[Me & X] AI for Prediction
X : Do you use AI for prediction?
Me : No. I do use various AI based tools (not LLM/GPTs) for statistical analysis of population studies but not for what should be examined.
X : But if you ask ChatGPT ...
Me : ... you get a lot of fairly obvious stuff to any expert in the field and occasionally a hallucination or an unexpected correlation that's worth exploring. The issue is the training data. The really interesting ideas are not found in blog posts or analyst reports but mostly in the poorly formed ideas of the minds of many people, most of whom don't even realise it might be important. The signal is just too weak. I use a combination of maps (helps people formulate the poorly formed, in which case you listen for the 'ah-ha' moment between people), research groups and oodles of interviews to find that stuff.
X : An AI won't help?
Me : Statistical analysis it can but I suspect you're talking LLM / GPTs in which case the hallucinations and unexpected correlations can turn up a hypothesis to explore.
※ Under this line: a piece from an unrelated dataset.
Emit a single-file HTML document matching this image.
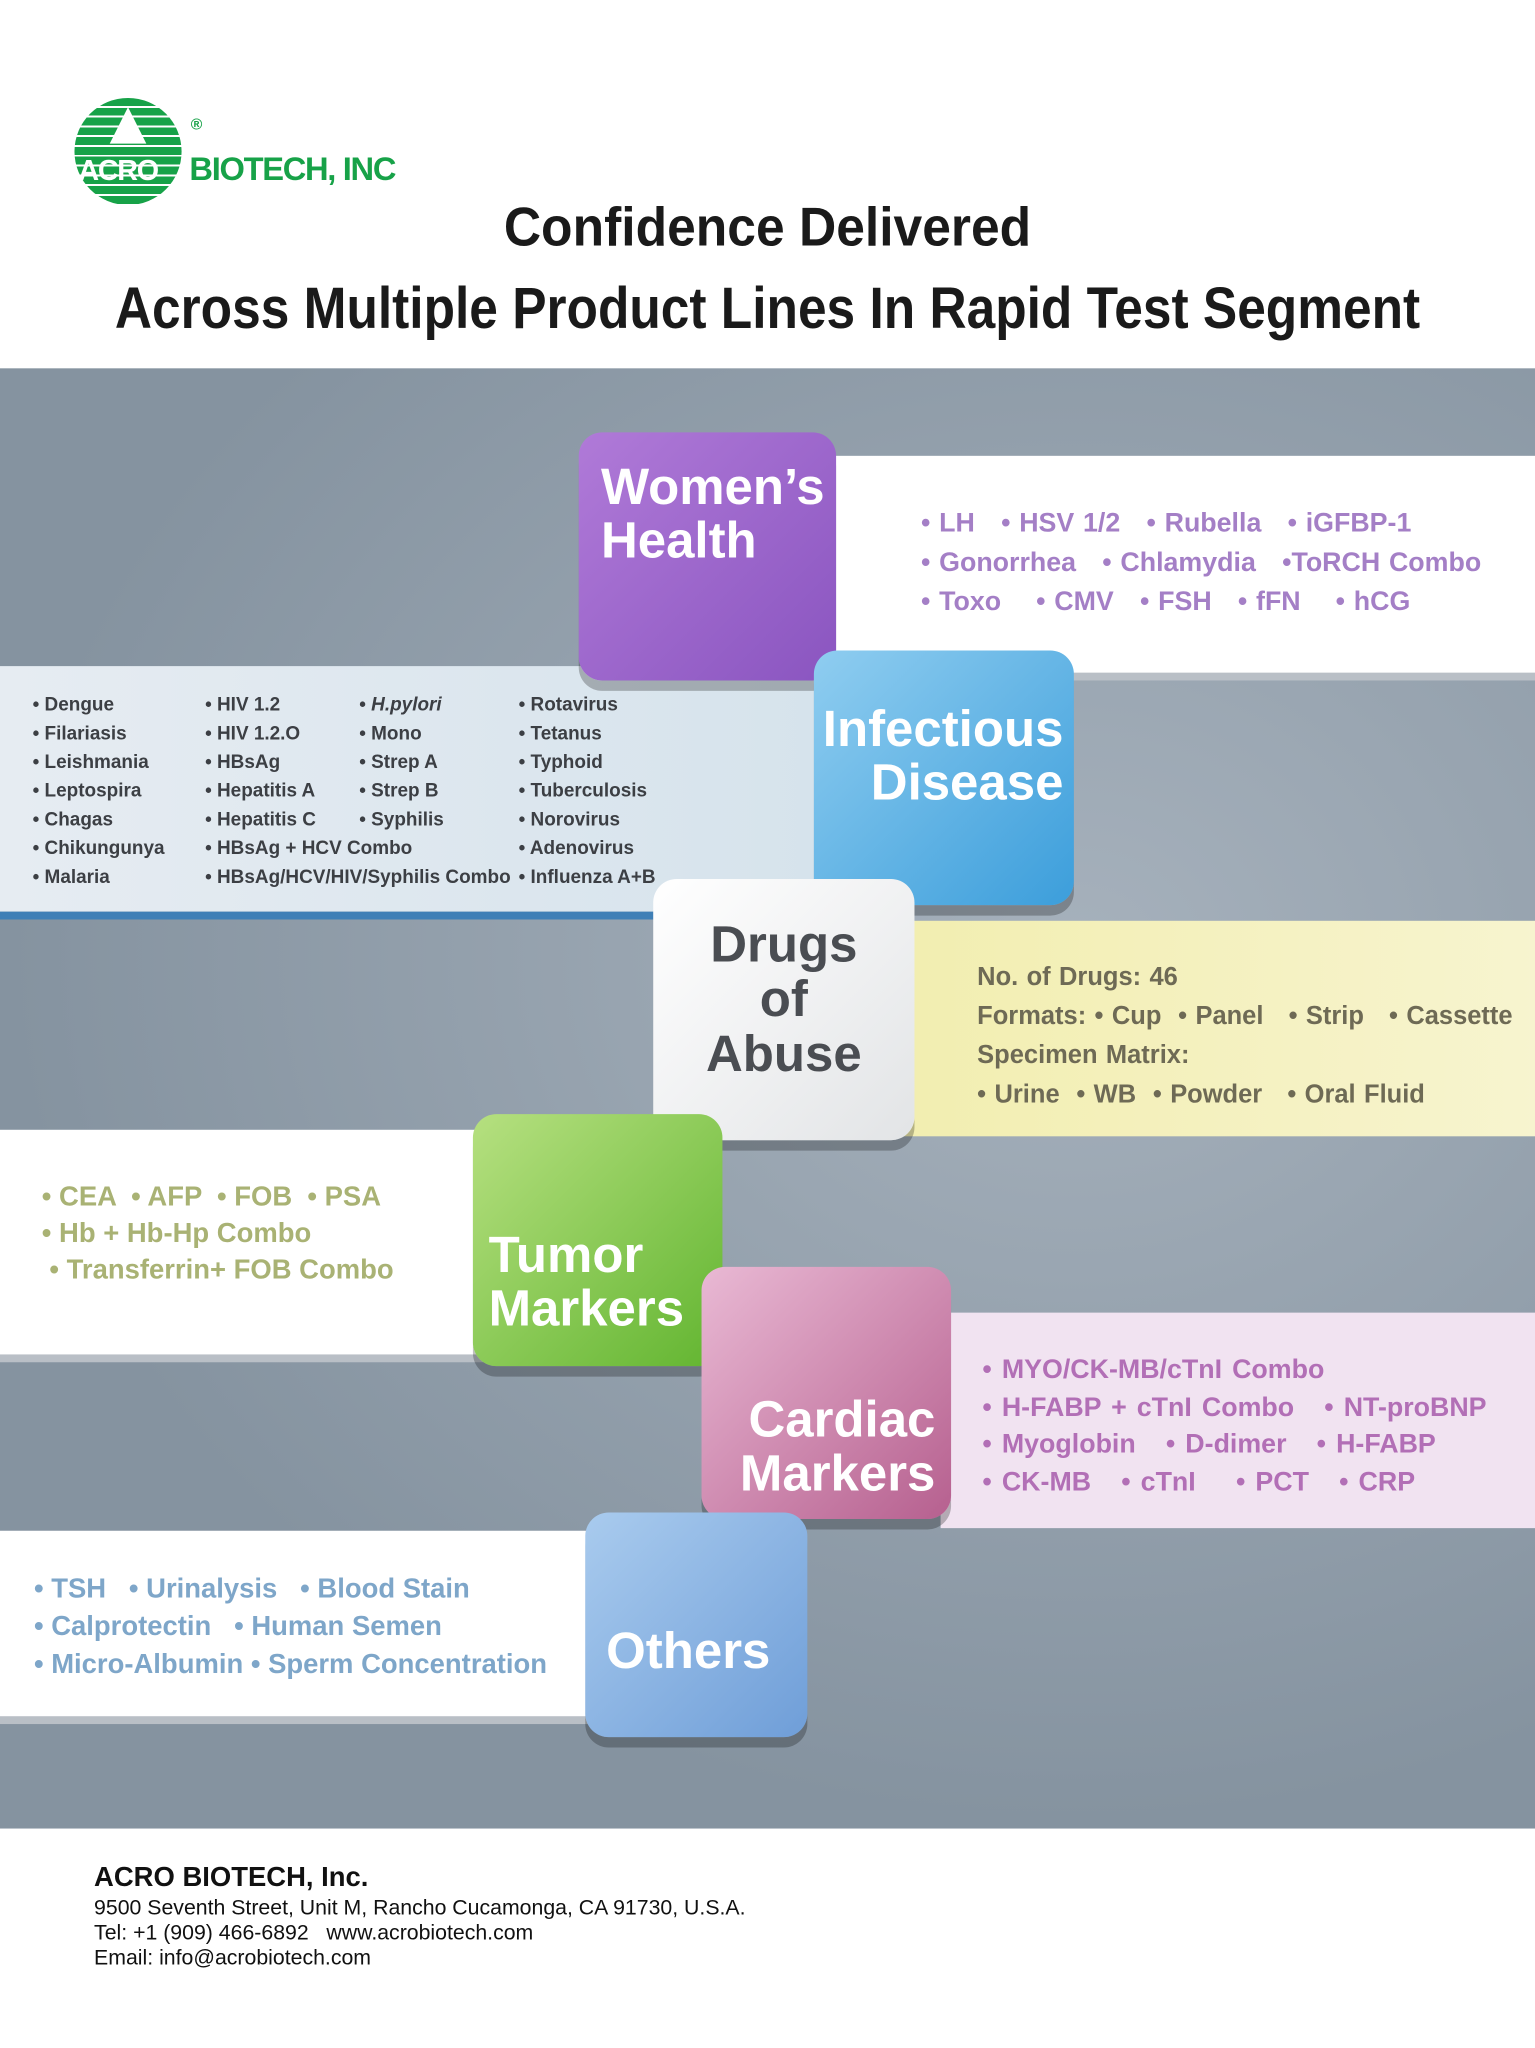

But you have to do the exploration.
X : But what if you get the AI to produce a map?
Me : You get a possible first draft which misses lots of stuff that will really matter but tells you a lot that should be obvious to any mapper in that industry.
X : But ...
Me : Look, until we've wired up everybody's head and found a way to train these systems on poorly formed concepts, to simulate 'ah-ha' moments between many and then use population studies to find the statistically relevant signals ... all you're going to get is cohesive arguments based around signals in text.
X : I don't see why humans matter so much.
Me : They matter because those poorly formed concepts occur through the interaction with the real world rather than past training data. Exploration is the pursuit of truth and coherence. We can never find truth, so instead we look to falsify the models we have through observation ... that's what we mean by the pursuit of truth. So we build a coherent model, use it until reality disagrees and then we go 'ah-ha'. After this, we look for a new coherent model. When we find it, we go 'ah-ha' again. Stumbling from one 'ah-ha' to another, the cycle repeats, over and over. Interaction with reality is not optional.
X : Truth is coherence!
Me : ... and that's how society falls.
X : But if we could model the universe ...
Me : ... then the model must contain itself, and that submodel contains itself and on to infinity. This creates an infinite set which is only possible if information is infinite. If that was possible then the likelihood of this being reality becomes zero.
X : What does that mean?
Me : It leads you to the only truth that you could possibly prove, which is reality is an illusion. Fortunately, uncertainty principles stop us ever finding this out. Hence we are left with the best we can do ... 'ah-ha' moments.
X : What about AGI?
Me : Wiring up people's heads will happen sooner.